> **Provided data**:
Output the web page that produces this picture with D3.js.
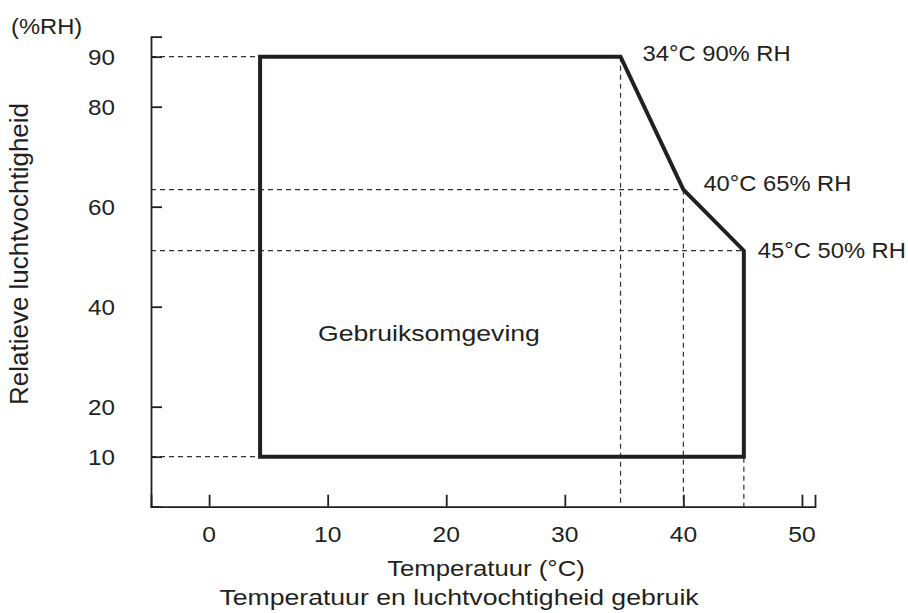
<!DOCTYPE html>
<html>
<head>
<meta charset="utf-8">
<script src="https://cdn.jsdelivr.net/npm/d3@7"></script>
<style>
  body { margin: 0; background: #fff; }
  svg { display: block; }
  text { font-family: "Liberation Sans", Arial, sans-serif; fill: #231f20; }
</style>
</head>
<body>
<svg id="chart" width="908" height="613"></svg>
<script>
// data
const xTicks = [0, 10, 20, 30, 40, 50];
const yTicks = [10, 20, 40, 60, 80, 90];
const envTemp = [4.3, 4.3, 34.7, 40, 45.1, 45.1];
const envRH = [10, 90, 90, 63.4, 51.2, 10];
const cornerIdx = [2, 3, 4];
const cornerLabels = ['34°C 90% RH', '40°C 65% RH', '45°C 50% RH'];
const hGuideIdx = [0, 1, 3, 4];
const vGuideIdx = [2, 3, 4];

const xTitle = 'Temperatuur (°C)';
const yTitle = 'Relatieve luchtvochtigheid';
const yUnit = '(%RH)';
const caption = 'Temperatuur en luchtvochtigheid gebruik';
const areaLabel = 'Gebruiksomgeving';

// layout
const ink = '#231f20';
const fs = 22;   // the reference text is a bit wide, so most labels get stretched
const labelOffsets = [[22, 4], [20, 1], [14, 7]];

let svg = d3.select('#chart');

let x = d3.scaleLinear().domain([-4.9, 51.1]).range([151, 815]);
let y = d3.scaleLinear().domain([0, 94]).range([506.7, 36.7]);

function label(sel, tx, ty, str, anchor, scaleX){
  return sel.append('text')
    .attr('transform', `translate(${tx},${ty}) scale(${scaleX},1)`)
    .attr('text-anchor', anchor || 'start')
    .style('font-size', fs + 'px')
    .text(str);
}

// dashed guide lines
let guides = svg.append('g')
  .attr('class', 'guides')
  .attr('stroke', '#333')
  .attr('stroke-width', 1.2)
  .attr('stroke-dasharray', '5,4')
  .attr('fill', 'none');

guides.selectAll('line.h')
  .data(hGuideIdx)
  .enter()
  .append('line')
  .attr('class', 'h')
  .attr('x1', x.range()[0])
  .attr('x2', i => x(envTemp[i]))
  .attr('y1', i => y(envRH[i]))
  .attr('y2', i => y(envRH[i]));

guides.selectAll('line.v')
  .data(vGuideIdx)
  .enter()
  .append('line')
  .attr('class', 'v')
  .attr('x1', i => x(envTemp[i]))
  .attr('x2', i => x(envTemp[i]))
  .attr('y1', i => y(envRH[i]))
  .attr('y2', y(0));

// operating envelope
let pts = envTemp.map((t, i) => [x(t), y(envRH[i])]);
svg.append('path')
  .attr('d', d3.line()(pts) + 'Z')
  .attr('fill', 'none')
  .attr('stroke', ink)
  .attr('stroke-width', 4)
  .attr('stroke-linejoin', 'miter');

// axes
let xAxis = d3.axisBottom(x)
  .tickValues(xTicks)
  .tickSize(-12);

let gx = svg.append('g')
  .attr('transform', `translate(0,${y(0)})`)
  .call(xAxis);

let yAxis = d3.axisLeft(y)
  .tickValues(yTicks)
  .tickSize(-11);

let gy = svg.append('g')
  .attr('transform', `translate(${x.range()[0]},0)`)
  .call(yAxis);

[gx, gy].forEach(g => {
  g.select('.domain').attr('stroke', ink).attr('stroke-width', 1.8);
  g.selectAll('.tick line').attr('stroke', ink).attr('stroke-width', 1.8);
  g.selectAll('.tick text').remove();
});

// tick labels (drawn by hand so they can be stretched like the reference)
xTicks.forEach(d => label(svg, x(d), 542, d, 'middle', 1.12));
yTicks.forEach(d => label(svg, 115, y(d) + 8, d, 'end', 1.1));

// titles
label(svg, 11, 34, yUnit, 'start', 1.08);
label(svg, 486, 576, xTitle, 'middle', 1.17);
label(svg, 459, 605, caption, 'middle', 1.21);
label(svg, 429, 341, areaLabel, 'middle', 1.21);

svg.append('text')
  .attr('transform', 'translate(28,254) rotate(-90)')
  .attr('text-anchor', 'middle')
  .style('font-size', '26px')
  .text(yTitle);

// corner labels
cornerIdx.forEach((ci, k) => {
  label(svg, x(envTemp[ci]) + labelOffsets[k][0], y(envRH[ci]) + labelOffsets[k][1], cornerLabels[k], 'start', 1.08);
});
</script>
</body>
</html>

> **Exercise directions**: How many of the lines above include the word "picture"? Respond with the number alone.

> **Written solution**: 1